Waking up feels so hard without a purpose, I don't really know what I'm meant to be working for. How am I meant to go on :cry:

You are not depressed.

Your world has not ended.

Look forward; not in the hindsight mirror.
 
Lots of advise here from wise people. Id just add, don't vegetate and dwell too much, get exercise and fresh air. And start a new woodworking project!
 
Ali
I am a man of rougly your age or maybe even a year or two younger. Batchelor who haven't yet found miss Right despite many attempts and one relationship that failed right after the beginning.
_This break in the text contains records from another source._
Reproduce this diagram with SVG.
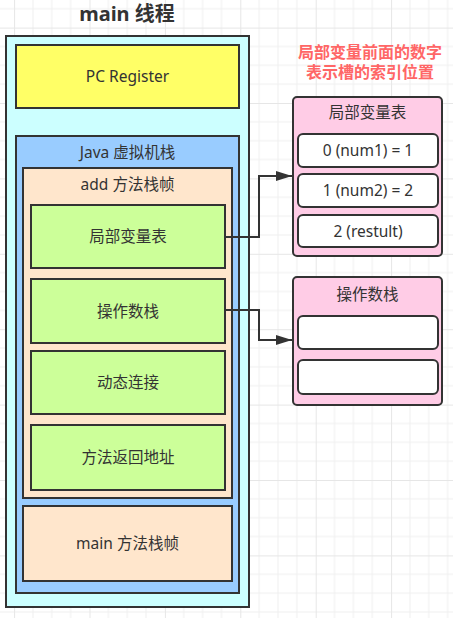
<svg xmlns="http://www.w3.org/2000/svg" width="453" height="618" viewBox="0 0 453 618">
  <defs>
    <pattern id="grid" patternUnits="userSpaceOnUse" x="14.1" y="27.6" width="75.4" height="75.4">
      <path d="M0 0H75.4M0 18.85H75.4M0 37.7H75.4M0 56.55H75.4M0 0V75.4M18.85 0V75.4M37.7 0V75.4M56.55 0V75.4" fill="none" stroke="#efefef" stroke-width="1"/>
      <path d="M0 0.5H75.4M0.5 0V75.4" fill="none" stroke="#e6e6e6" stroke-width="1"/>
    </pattern>
    <marker id="arrow" markerUnits="userSpaceOnUse" markerWidth="17" markerHeight="11" refX="16" refY="5.5" orient="auto">
      <path d="M0 0.5L16 5.5L0 10.5Z" fill="#333333"/>
    </marker>
    <style>
      .box{stroke:#333333;stroke-width:2}
      .t{font-family:"Noto Sans","Noto Sans CJK SC",sans-serif;font-size:15.5px;fill:#333333;text-anchor:middle}
      .red{font-family:"Noto Sans","Noto Sans CJK SC",sans-serif;font-size:16px;font-weight:bold;fill:#ff6666;text-anchor:middle}
      .conn{fill:none;stroke:#333333;stroke-width:2}
    </style>
  </defs>
  <rect width="453" height="618" fill="#ffffff"/>
  <rect width="453" height="618" fill="url(#grid)"/>

  <text x="127" y="21" style="font-family:'Noto Sans','Noto Sans CJK SC',sans-serif;font-size:20px;font-weight:bold;fill:#333333;text-anchor:middle">main 线程</text>

  <g id="main-thread">
    <rect class="box" x="6" y="36" width="243" height="571" fill="#ccffff"/>
  </g>
  <g id="pc-register">
    <rect class="box" x="16" y="45" width="223" height="63" fill="#ffff66"/>
    <text class="t" x="127.5" y="82">PC Register</text>
  </g>
  <g id="java-stack">
    <rect class="box" x="16" y="136" width="223" height="457" fill="#99ccff"/>
    <text class="t" x="127.5" y="157.5">Java 虚拟机栈</text>
  </g>
  <g id="add-frame">
    <rect class="box" x="23" y="168" width="209" height="330" fill="#ffe6cc"/>
    <text class="t" x="127.5" y="189.5">add 方法栈帧</text>
  </g>
  <g id="local-vars">
    <rect class="box" x="31" y="205" width="194" height="63" fill="#ccff99"/>
    <text class="t" x="128" y="242">局部变量表</text>
  </g>
  <g id="operand-stack">
    <rect class="box" x="31" y="279" width="194" height="64" fill="#ccff99"/>
    <text class="t" x="128" y="316.5">操作数栈</text>
  </g>
  <g id="dynamic-link">
    <rect class="box" x="31" y="351" width="194" height="63" fill="#ccff99"/>
    <text class="t" x="128" y="388">动态连接</text>
  </g>
  <g id="return-address">
    <rect class="box" x="31" y="425" width="194" height="65" fill="#ccff99"/>
    <text class="t" x="128" y="463">方法返回地址</text>
  </g>
  <g id="main-frame">
    <rect class="box" x="23" y="506" width="209" height="75" fill="#ffe6cc"/>
    <text class="t" x="127.5" y="549">main 方法栈帧</text>
  </g>

  <g id="note">
    <text class="red" x="370" y="57.5">局部变量前面的数字</text>
    <text class="red" x="370" y="77.5">表示槽的索引位置</text>
  </g>

  <g id="local-var-table">
    <rect class="box" x="293" y="97" width="149" height="159" rx="4" fill="#ffcce6"/>
    <text class="t" x="367.5" y="117.5">局部变量表</text>
    <rect class="box" x="298" y="134" width="140" height="33" rx="5" fill="#ffffff"/>
    <text class="t" x="368" y="156">0 (num1) = 1</text>
    <rect class="box" x="298" y="174" width="140" height="33" rx="5" fill="#ffffff"/>
    <text class="t" x="368" y="196">1 (num2) = 2</text>
    <rect class="box" x="298" y="215" width="140" height="32" rx="5" fill="#ffffff"/>
    <text class="t" x="368" y="236.5">2 (restult)</text>
  </g>

  <g id="operand-stack-table">
    <rect class="box" x="293" y="277" width="149" height="128" rx="4" fill="#ffcce6"/>
    <text class="t" x="367.5" y="299.5">操作数栈</text>
    <rect class="box" x="298" y="316" width="140" height="33" rx="5" fill="#ffffff"/>
    <rect class="box" x="298" y="360" width="140" height="34" rx="5" fill="#ffffff"/>
  </g>

  <g id="connectors">
    <path class="conn" d="M225 237H259V176H292" marker-end="url(#arrow)"/>
    <path class="conn" d="M225 310H259V340H292" marker-end="url(#arrow)"/>
  </g>
</svg>
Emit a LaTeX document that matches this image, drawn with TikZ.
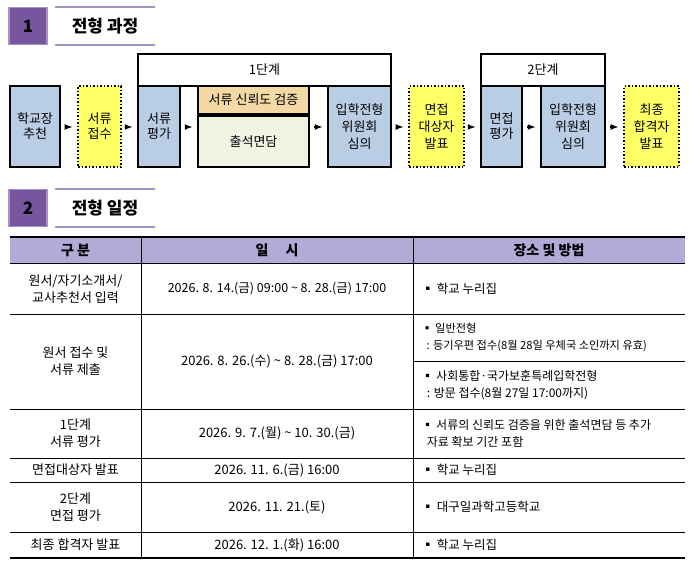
\documentclass[tikz,border=0pt]{standalone}
\usepackage{fontspec}
\setmainfont{Noto Sans CJK KR}
\usetikzlibrary{positioning}
\definecolor{boxblue}{HTML}{B9CDE5}
\definecolor{boxyellow}{HTML}{FFFF66}
\definecolor{boxorange}{HTML}{F4D9A4}
\definecolor{boxgreen}{HTML}{EEF3E2}
\definecolor{darkpurple}{HTML}{76569E}
\definecolor{lightpurple}{HTML}{A592C4}
\definecolor{headfill}{HTML}{B4AAD8}
\begin{document}
\begin{tikzpicture}[x=1pt, y=-1pt, font=\fontsize{13}{15}\selectfont,
    blockbox/.style={draw=black, line width=1.3pt, fill=boxblue, align=center, inner sep=0pt},
    notebox/.style={draw=black, dotted, line width=1.5pt, fill=boxyellow, align=center, inner sep=0pt},
    stagebox/.style={draw=black, line width=1.3pt, fill=white, inner sep=0pt},
    flowarrow/.style={-latex, line width=1.6pt}]
  \useasboundingbox (0,0) rectangle (690,565);
  % section 1
  \node[fill=darkpurple, draw=lightpurple, line width=1.5pt, minimum width=38pt, minimum height=37pt,
        font=\fontsize{17}{17}\selectfont\bfseries] (num1) at (28,26) {1};
  \draw[lightpurple, line width=1.5pt] (55,7) -- (155,7) (55,45) -- (155,45);
  \node[font=\fontsize{17}{17}\selectfont\bfseries] (title1) at (105,26) {전형 과정};
  % stages
  \node[stagebox, minimum width=253pt, minimum height=32pt] (stage1) at (264.5,70) {1단계};
  \node[stagebox, minimum width=124pt, minimum height=32pt] (stage2) at (543,70) {2단계};
  \node[blockbox, minimum width=50pt, minimum height=81pt] (rec) at (35,126.5) {학교장\\추천};
  \node[notebox, minimum width=43pt, minimum height=81pt] (recv) at (99.5,126.5) {서류\\접수};
  \node[blockbox, minimum width=42pt, minimum height=81pt] (doc) at (159,126.5) {서류\\평가};
  \node[blockbox, fill=boxorange, minimum width=111pt, minimum height=28pt] (check) at (253.5,100) {서류 신뢰도 검증};
  \node[blockbox, fill=boxgreen, minimum width=111pt, minimum height=51pt] (meet) at (253.5,141.5) {출석면담};
  \node[blockbox, minimum width=63pt, minimum height=81pt] (board1) at (359.5,126.5) {입학전형\\[2pt]위원회\\[2pt]심의};
  \node[notebox, minimum width=55pt, minimum height=81pt] (pass1) at (436.5,126.5) {면접\\[2pt]대상자\\[2pt]발표};
  \node[blockbox, minimum width=41pt, minimum height=81pt] (intv) at (501.5,126.5) {면접\\평가};
  \node[blockbox, minimum width=64pt, minimum height=81pt] (board2) at (573,126.5) {입학전형\\[2pt]위원회\\[2pt]심의};
  \node[notebox, minimum width=55pt, minimum height=81pt] (final) at (651.5,126.5) {최종\\[2pt]합격자\\[2pt]발표};
  \coordinate (rowmid) at (0,127);
  \foreach \a/\b in {rec/recv, recv/doc, doc/meet, meet/board1, board1/pass1, pass1/intv, intv/board2, board2/final}
    \draw[flowarrow] ([xshift=4pt]\a.east |- rowmid) -- ([xshift=-5pt]\b.west |- rowmid);
  % section 2
  \node[fill=darkpurple, draw=lightpurple, line width=1.5pt, minimum width=38pt, minimum height=37pt,
        font=\fontsize{17}{17}\selectfont\bfseries] (num2) at (28,208) {2};
  \draw[lightpurple, line width=1.5pt] (55,189) -- (155,189) (55,227) -- (155,227);
  \node[font=\fontsize{17}{17}\selectfont\bfseries] (title2) at (105,208) {전형 일정};
  % table
  \fill[headfill] (10,237) rectangle (685,264);
  \draw[line width=1.5pt] (10,237) -- (685,237) (10,558) -- (685,558);
  \draw[line width=0.6pt, double, double distance=1pt] (10,264) -- (685,264);
  \foreach \y in {314,409,458,482,532} \draw[line width=0.6pt] (10,\y) -- (685,\y);
  \draw[line width=0.6pt] (413,361) -- (685,361);
  \foreach \x in {141,413} \draw[line width=0.6pt] (\x,237) -- (\x,558);
  \node[font=\fontsize{14}{14}\selectfont\bfseries] (h1) at (75.5,250.5) {구 분};
  \node[font=\fontsize{14}{14}\selectfont\bfseries] (h2) at (277,250.5) {일 \quad 시};
  \node[font=\fontsize{14}{14}\selectfont\bfseries] (h3) at (549,250.5) {장소 및 방법};
  \tikzset{cell/.style={align=center, font=\fontsize{13}{17}\selectfont}, item/.style={anchor=west, align=left, font=\fontsize{12.5}{17}\selectfont}}
  \node[cell] (r1a) at (75.5,289) {원서/자기소개서/\\교사추천서 입력};
  \node[cell, font=\fontsize{12.5}{17}\selectfont] (r1b) at (277,289) {2026. 8. 14.(금) 09:00 \textasciitilde{} 8. 28.(금) 17:00};
  \node[item] (r1c) at (418,289) {▪ 학교 누리집};
  \node[cell] (r2a) at (75.5,361.5) {원서 접수 및\\서류 제출};
  \node[cell] (r2b) at (277,361.5) {2026. 8. 26.(수) \textasciitilde{} 8. 28.(금) 17:00};
  \node[item, font=\fontsize{11.2}{17}\selectfont] (r2c) at (418,337.5) {▪ 일반전형\\\ \ : 등기우편 접수(8월 28일 우체국 소인까지 유효)};
  \node[item, font=\fontsize{12}{17}\selectfont] (r2d) at (418,385) {▪ 사회통합·국가보훈특례입학전형\\\ \ : 방문 접수(8월 27일 17:00까지)};
  \node[cell] (r3a) at (75.5,433.5) {1단계\\서류 평가};
  \node[cell] (r3b) at (277,433.5) {2026. 9. 7.(월) \textasciitilde{} 10. 30.(금)};
  \node[item, font=\fontsize{12}{17}\selectfont] (r3c) at (418,433.5) {▪ 서류의 신뢰도 검증을 위한 출석면담 등 추가\\\ \ 자료 확보 기간 포함};
  \node[cell] (r4a) at (75.5,470) {면접대상자 발표};
  \node[cell] (r4b) at (277,470) {2026. 11. 6.(금) 16:00};
  \node[item] (r4c) at (418,470) {▪ 학교 누리집};
  \node[cell] (r5a) at (75.5,507) {2단계\\면접 평가};
  \node[cell] (r5b) at (277,507) {2026. 11. 21.(토)};
  \node[item] (r5c) at (418,507) {▪ 대구일과학고등학교};
  \node[cell] (r6a) at (75.5,545) {최종 합격자 발표};
  \node[cell] (r6b) at (277,545) {2026. 12. 1.(화) 16:00};
  \node[item] (r6c) at (418,545) {▪ 학교 누리집};
\end{tikzpicture}
\end{document}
However I have seen so many relationships start and end amongst people of our age so I would say that anything is better than having a relationship with miss Wrong as such a relationship is doomed from the outset.
Some people are made to fit together while some aren't. It is just a law of nature. In the mainstream world of today young people tend to conceal parts of their personality and try to be the ones others want them to be. After a number of years in a relationship this becomes hard to bear and the relationship fails as the two do not fit together any more.

Now you need to start patching yourself together. Life is bearable even without love. I can testify to that. A bit empty though but not too bad after all. Once you have patched yourself together and settled into your new life there might even be a miss Right waiting for you behind the next hedgerow.

Good Luck!
 
Thanks to everyone for your help. I think I have been depressed and have been counting down the days until my counselling appointment this weekend. I have one final act to complete next week and hopefully then I will have some closure and be able to draw a line and move on.

I am still in a daze, feel like a zombie. I have sleeping issues and a lot of angst and pain - I just wish women realised the effect their actions have on men.

Is reassuring to hear stories of others who have been down similar roads and found a better future. I did make the mistake of making my life around her when I should have looked after myself. Thanks to all for the posts and the messages.